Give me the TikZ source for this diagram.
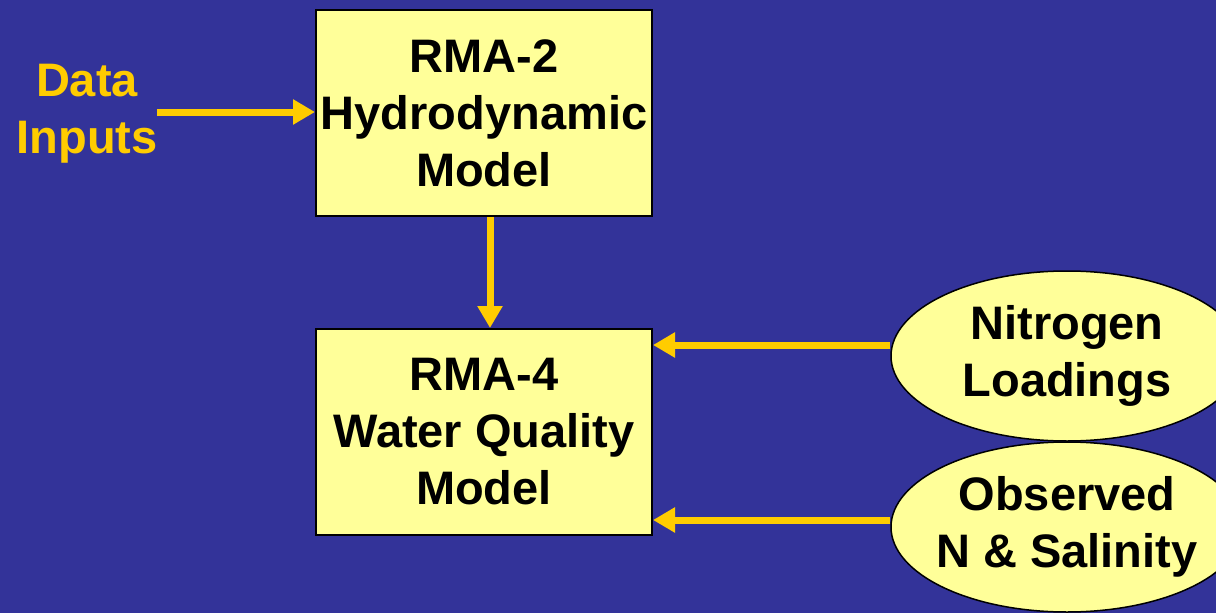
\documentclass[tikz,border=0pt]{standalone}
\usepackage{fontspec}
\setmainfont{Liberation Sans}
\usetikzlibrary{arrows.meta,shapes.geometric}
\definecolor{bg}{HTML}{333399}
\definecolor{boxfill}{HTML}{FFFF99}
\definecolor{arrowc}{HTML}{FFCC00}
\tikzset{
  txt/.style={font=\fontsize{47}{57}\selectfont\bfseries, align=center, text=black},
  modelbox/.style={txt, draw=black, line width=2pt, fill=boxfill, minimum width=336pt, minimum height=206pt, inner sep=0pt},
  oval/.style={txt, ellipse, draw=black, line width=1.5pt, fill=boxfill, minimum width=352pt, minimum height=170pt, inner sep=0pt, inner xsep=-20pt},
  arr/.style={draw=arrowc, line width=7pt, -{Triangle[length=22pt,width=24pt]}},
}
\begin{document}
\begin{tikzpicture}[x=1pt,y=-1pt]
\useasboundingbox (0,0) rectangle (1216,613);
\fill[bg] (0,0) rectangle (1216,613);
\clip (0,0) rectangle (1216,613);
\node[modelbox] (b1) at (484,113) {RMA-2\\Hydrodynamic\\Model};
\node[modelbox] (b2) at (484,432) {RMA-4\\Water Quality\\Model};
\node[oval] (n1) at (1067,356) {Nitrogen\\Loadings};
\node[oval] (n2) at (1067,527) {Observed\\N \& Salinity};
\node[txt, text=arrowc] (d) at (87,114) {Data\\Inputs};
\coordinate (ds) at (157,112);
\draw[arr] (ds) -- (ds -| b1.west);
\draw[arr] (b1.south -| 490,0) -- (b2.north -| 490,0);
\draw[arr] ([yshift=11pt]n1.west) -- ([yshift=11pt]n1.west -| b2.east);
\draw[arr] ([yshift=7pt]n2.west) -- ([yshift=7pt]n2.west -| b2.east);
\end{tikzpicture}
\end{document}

--------------------------------------------------

REQUIRED WORK :: Output an exact copy of the material, with the pictures removed.

FULL ANSWER ::
Give me the TikZ source for this diagram.
\documentclass[tikz,border=0pt]{standalone}
\usepackage{fontspec}
\setmainfont{Liberation Sans}
\usetikzlibrary{arrows.meta,shapes.geometric}
\definecolor{bg}{HTML}{333399}
\definecolor{boxfill}{HTML}{FFFF99}
\definecolor{arrowc}{HTML}{FFCC00}
\tikzset{
  txt/.style={font=\fontsize{47}{57}\selectfont\bfseries, align=center, text=black},
  modelbox/.style={txt, draw=black, line width=2pt, fill=boxfill, minimum width=336pt, minimum height=206pt, inner sep=0pt},
  oval/.style={txt, ellipse, draw=black, line width=1.5pt, fill=boxfill, minimum width=352pt, minimum height=170pt, inner sep=0pt, inner xsep=-20pt},
  arr/.style={draw=arrowc, line width=7pt, -{Triangle[length=22pt,width=24pt]}},
}
\begin{document}
\begin{tikzpicture}[x=1pt,y=-1pt]
\useasboundingbox (0,0) rectangle (1216,613);
\fill[bg] (0,0) rectangle (1216,613);
\clip (0,0) rectangle (1216,613);
\node[modelbox] (b1) at (484,113) {RMA-2\\Hydrodynamic\\Model};
\node[modelbox] (b2) at (484,432) {RMA-4\\Water Quality\\Model};
\node[oval] (n1) at (1067,356) {Nitrogen\\Loadings};
\node[oval] (n2) at (1067,527) {Observed\\N \& Salinity};
\node[txt, text=arrowc] (d) at (87,114) {Data\\Inputs};
\coordinate (ds) at (157,112);
\draw[arr] (ds) -- (ds -| b1.west);
\draw[arr] (b1.south -| 490,0) -- (b2.north -| 490,0);
\draw[arr] ([yshift=11pt]n1.west) -- ([yshift=11pt]n1.west -| b2.east);
\draw[arr] ([yshift=7pt]n2.west) -- ([yshift=7pt]n2.west -| b2.east);
\end{tikzpicture}
\end{document}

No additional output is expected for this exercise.